(WHAT THE TASK ASKS) For the listing underneath, give the count of lines containing the string "this" and nothing further.

(DATA LISTING)
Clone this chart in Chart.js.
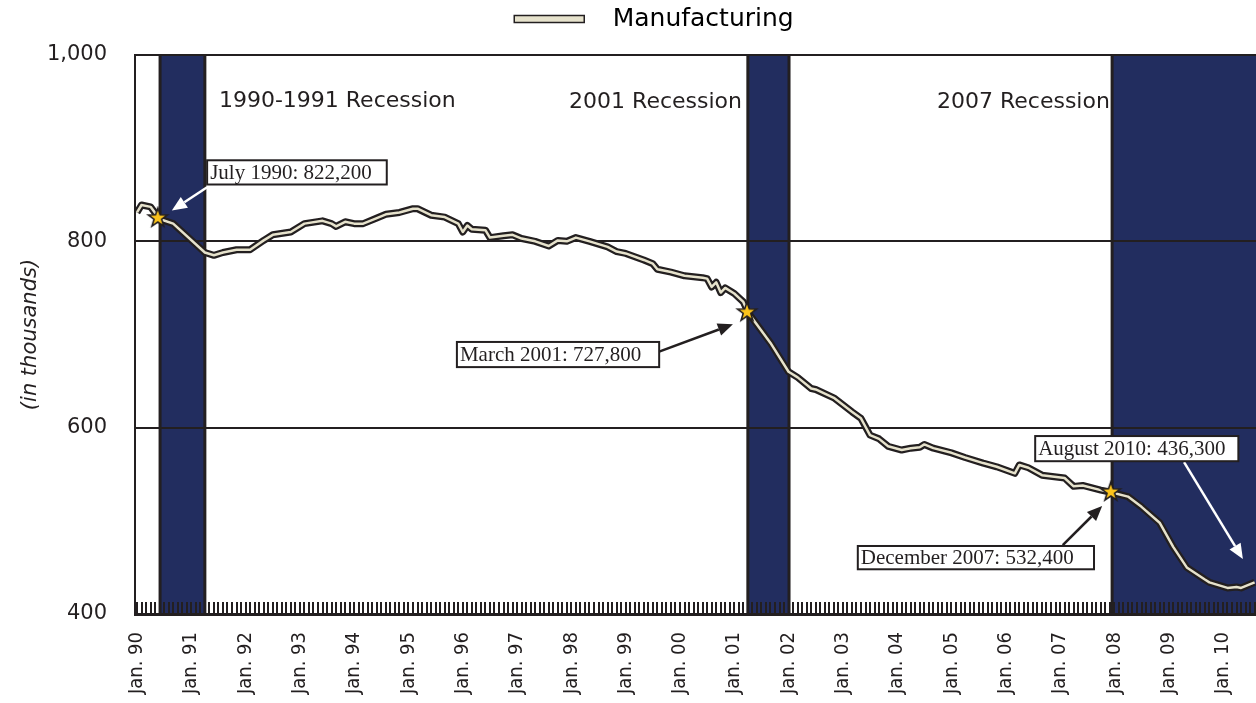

* * *

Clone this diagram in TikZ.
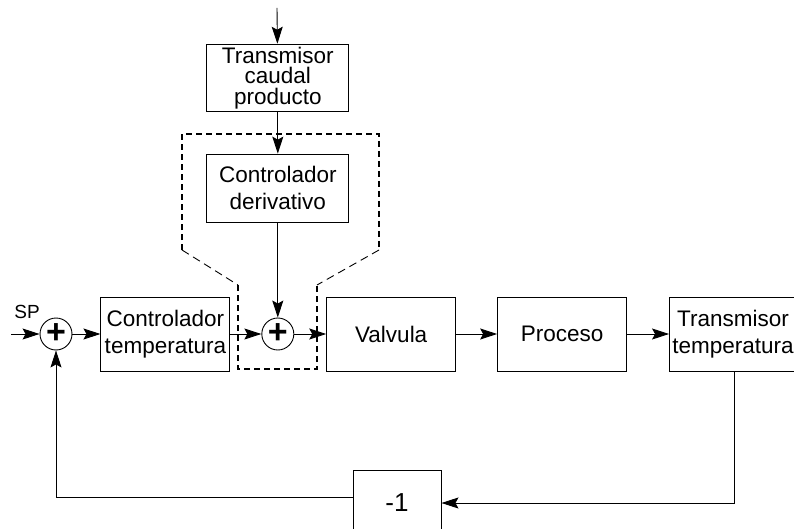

...

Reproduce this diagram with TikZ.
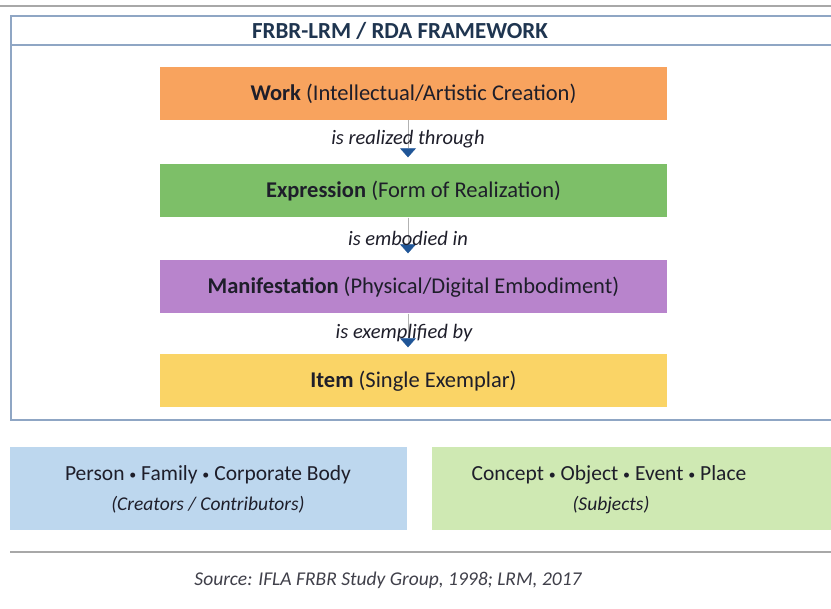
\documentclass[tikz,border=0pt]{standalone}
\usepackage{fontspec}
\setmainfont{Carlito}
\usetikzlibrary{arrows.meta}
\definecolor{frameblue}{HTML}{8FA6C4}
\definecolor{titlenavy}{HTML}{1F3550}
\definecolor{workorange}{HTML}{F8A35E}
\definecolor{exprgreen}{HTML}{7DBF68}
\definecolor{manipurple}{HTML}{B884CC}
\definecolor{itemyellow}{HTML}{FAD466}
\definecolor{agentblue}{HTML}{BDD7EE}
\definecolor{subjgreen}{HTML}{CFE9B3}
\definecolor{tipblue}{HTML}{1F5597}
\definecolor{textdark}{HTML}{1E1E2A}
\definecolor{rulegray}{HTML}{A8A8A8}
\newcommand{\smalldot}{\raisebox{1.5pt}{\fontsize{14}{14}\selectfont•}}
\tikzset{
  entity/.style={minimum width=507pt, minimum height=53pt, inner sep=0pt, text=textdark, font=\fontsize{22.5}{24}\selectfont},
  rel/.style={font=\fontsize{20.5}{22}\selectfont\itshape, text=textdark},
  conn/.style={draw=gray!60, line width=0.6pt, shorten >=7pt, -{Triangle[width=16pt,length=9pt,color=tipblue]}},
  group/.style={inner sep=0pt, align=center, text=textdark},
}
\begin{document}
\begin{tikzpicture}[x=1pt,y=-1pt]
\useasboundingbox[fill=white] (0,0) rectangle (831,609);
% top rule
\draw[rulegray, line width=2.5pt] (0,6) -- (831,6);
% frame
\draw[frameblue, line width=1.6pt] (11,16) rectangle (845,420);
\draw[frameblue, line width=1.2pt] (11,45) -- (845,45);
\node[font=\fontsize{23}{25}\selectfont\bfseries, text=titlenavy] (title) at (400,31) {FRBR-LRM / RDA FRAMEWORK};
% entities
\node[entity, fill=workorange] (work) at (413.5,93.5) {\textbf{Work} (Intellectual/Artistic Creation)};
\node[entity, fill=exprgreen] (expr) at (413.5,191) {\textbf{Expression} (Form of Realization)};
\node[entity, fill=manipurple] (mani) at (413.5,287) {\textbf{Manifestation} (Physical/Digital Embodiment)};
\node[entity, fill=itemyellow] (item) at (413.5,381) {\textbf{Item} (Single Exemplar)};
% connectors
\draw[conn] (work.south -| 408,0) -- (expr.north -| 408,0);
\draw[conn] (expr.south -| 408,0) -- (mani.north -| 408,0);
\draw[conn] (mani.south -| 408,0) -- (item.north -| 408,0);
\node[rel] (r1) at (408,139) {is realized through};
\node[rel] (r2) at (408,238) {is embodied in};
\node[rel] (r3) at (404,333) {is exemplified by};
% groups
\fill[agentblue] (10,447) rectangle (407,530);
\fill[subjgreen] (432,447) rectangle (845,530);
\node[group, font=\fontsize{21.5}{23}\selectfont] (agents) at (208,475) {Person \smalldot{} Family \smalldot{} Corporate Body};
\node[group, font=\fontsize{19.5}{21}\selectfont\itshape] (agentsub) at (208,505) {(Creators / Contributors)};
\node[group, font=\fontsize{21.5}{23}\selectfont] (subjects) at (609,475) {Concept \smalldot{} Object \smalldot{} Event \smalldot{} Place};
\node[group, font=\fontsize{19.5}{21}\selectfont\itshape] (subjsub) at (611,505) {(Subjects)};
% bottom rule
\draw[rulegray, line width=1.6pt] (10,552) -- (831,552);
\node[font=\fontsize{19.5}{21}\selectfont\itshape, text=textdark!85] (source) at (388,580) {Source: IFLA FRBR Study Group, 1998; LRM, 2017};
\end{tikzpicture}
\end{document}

(COMPLETE RESPONSE) 3